В 5 часов Ней показывается на пороге своего номера. Бледный от бессонницы, с вылезающими из орбит глазами, он советуется с двумя помощниками генералами Бурмоном и Лекурбом. Первый — старый шуан,[101]
второй — бывший сподвижник Моро, вычеркнутый из рядов офицеров после его изгнания. И тот, и другой — известные антибонапартисты. Ней объясняет им, что считает бессмысленным вооружённое сопротивление триумфальному возвращению Наполеона. Собеседники ошеломлены! За недостатком аргументов, в борьбе с собственными внутренними противоречиями, Ней повышает голос и оправдывает свое решение якобы существующим заговором: «Всё давно решено. Ещё три месяца назад мы обо всём договорились». Бурмон и Лекурб категорически не согласны, они отказываются предать короля. Позже Ней обвинит Бурмона, что тот согласился переметнуться, заявив, что нужно перейти на сторону Бонапарта, так как «Бурбоны сделали слишком много глупостей». Существует веское свидетельство против Бурмона: Савари утверждает, что в Лон-ле-Сонье один офицер застал Бурмона у Нея за работой над тем самым знаменитым воззванием. Нет сомнений, что Бурмон вёл себя двусмысленно. Стараясь избежать прямого столкновения, он, тем не менее, совершенно искренне был против решения маршала.{364} Что касается Лекурба, то его письмо Нею от 16 марта показывает, что он не был настолько враждебен Бонапарту, насколько принято считать, хотя генералу не были чужды угрызения совести: «Передайте Императору, что, если я буду освобождён от клятвы, моё сердце и моё оружие будут принадлежать ему. Тогда я смогу защищать и отечество, и лично его. <…> Но в данный момент я не могу примкнуть к первым перешедшим на его сторону, я должен следовать принципам чести и долга. Подождите, пока я освобожусь».{365} Налицо более достойная реакция по сравнению с поведением Нея. Таким образом, Лекурб, как и Бурмон, не имел категорических возражений против перехода на другую сторону, видя в этом последний шанс для себя. Но позже они откажутся от поддержки своего начальника, возложив на него всю ответственность.Башенные куранты Лон-ле-Сонье отбивают 10 часов. Войска Нея готовятся к параду. После барабанной дроби наступает тишина. Сейчас, несмотря на сомнения, следует произнести нужные слова, чтобы покончить с неопределённостью, чтобы убедить войска. Ней должен превозмочь тревогу и неуверенность, царившие в душе, ведь он не выполнил свой долг, нарушил своё слово. Крупное лицо маршала с волевой челюстью застывает, как непроницаемая маска. Мысли ещё не превратились в слова. Перед ним четыре пехотных батальона и шесть кавалерийских эскадронов. Он вглядывается в лица солдат и вспыхивает быстрее, чем сухая трава.

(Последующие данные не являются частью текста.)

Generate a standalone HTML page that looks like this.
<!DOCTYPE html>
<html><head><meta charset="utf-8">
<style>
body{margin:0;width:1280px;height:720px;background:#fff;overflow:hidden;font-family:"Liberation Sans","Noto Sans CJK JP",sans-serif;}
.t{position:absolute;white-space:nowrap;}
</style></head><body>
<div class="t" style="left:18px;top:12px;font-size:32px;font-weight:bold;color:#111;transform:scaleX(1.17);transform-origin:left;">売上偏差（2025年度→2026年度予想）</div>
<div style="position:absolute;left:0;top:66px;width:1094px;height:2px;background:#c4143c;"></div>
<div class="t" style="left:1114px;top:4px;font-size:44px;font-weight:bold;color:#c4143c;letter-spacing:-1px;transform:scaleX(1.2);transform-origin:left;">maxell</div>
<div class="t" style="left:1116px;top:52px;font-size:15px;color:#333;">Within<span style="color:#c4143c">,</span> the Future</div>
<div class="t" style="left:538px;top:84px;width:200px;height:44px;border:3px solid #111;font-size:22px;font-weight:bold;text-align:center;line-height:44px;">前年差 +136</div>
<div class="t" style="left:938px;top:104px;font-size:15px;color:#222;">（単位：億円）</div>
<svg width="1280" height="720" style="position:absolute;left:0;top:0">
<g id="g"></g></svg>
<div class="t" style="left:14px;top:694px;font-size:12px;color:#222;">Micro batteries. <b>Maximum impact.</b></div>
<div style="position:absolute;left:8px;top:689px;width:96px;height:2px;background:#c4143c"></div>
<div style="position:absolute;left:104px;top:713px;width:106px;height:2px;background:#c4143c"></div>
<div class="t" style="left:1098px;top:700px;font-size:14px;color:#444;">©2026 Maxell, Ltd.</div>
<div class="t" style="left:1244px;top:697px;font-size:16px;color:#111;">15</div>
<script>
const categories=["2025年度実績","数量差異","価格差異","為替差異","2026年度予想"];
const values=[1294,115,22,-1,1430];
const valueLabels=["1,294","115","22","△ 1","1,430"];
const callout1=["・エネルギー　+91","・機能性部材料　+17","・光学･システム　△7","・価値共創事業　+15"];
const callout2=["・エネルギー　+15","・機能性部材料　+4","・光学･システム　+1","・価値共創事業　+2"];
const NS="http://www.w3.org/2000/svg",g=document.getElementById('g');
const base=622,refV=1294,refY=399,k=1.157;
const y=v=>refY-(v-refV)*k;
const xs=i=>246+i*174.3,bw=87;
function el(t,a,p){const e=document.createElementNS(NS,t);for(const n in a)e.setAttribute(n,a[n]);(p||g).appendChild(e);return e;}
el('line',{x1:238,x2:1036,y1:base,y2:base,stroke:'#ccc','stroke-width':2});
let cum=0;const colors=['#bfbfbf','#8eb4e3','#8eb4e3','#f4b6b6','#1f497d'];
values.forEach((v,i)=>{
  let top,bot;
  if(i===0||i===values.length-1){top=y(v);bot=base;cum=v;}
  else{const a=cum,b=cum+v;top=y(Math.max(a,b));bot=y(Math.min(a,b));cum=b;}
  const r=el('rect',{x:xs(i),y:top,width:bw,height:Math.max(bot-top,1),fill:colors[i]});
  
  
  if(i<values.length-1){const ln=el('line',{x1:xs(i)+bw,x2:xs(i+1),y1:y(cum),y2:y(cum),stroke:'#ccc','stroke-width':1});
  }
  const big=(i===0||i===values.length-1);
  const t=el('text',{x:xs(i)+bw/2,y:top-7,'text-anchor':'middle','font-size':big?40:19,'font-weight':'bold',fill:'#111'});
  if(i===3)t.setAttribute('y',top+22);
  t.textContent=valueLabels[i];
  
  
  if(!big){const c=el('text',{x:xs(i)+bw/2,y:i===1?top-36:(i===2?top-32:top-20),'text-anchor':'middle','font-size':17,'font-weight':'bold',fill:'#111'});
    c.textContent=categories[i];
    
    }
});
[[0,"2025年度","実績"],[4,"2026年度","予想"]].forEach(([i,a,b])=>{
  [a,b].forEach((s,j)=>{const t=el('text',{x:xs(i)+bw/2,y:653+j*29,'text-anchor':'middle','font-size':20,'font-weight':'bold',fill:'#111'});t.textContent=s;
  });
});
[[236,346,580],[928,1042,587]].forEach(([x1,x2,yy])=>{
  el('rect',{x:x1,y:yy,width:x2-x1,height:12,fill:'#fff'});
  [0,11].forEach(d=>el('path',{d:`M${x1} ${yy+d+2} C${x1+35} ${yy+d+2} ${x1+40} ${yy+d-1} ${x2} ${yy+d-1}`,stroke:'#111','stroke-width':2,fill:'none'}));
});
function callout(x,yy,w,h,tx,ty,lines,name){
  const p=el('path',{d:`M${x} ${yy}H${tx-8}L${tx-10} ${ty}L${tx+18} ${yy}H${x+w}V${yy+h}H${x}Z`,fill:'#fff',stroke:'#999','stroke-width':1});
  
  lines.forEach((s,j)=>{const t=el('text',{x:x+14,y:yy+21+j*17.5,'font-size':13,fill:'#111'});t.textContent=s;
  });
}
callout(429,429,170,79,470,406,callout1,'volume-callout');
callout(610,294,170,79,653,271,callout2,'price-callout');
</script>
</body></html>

— Дело Бурбонов погибло навсегда! — зычным голосом прорычал он.
Долго сдерживаемый клич одновременно вырывается из всех глоток:
— Да здравствует Император! Затем следует второй залп маршала:
— Законная династия, принятая французским народом, возвратит себе трон. Только император Наполеон должен править нашей прекрасной страной. <…> Миновали времена, когда нации управлялись режимами, действовавшими на основе нелепых предрассудков и правил, когда попирались права угнетённого народа. <…> Не раз я вёл вас к победе, так следуйте за мной и сейчас! Мы примкнём к бессмертной фаланге, которая вместе с императором Наполеоном войдёт в Париж. Совсем скоро вы увидите Императора.
Под шум оваций и приветственные крики солдатские ряды ломаются. Каждый хочет приблизиться и дотронуться до Краснолицего, до его рук, шпаги, мундира. Охваченный волнением маршал обнимается с солдатами и даже с музыкантами. Под возгласы «Долой белую тряпку!» солдаты срывают белые кокарды с киверов и лилии с отворотов мундиров. И в том же порыве они достают из ранцев трёхцветные кокарды, спрятанные с момента возвращения Бурбонов. Ветераны стыдливо отворачиваются, чтобы скрыть наворачивающиеся слезы. Солдаты не скрывают своей радости в предвкушении встречи с Наполеоном, также бурно и искренне они выражают благодарность Нею, который, по их мнению, сделал выбор по зову сердца. Из атмосферы общего ликования выпадают поступки некоторых офицеров: полковник Национальной гвардии из Лон-ле-Сонье ломает перед маршалом свою шпагу, а полковник Дюбален подаёт в отставку. Тем, кто отказывается следовать за ним, Ней заявляет, что «предпочёл бы тысячу раз быть растёртым в порошок руками Бонапарта, чем быть униженным людьми, которые не нюхали пороху». При этом он надеется, что Наполеону удастся объединить нацию.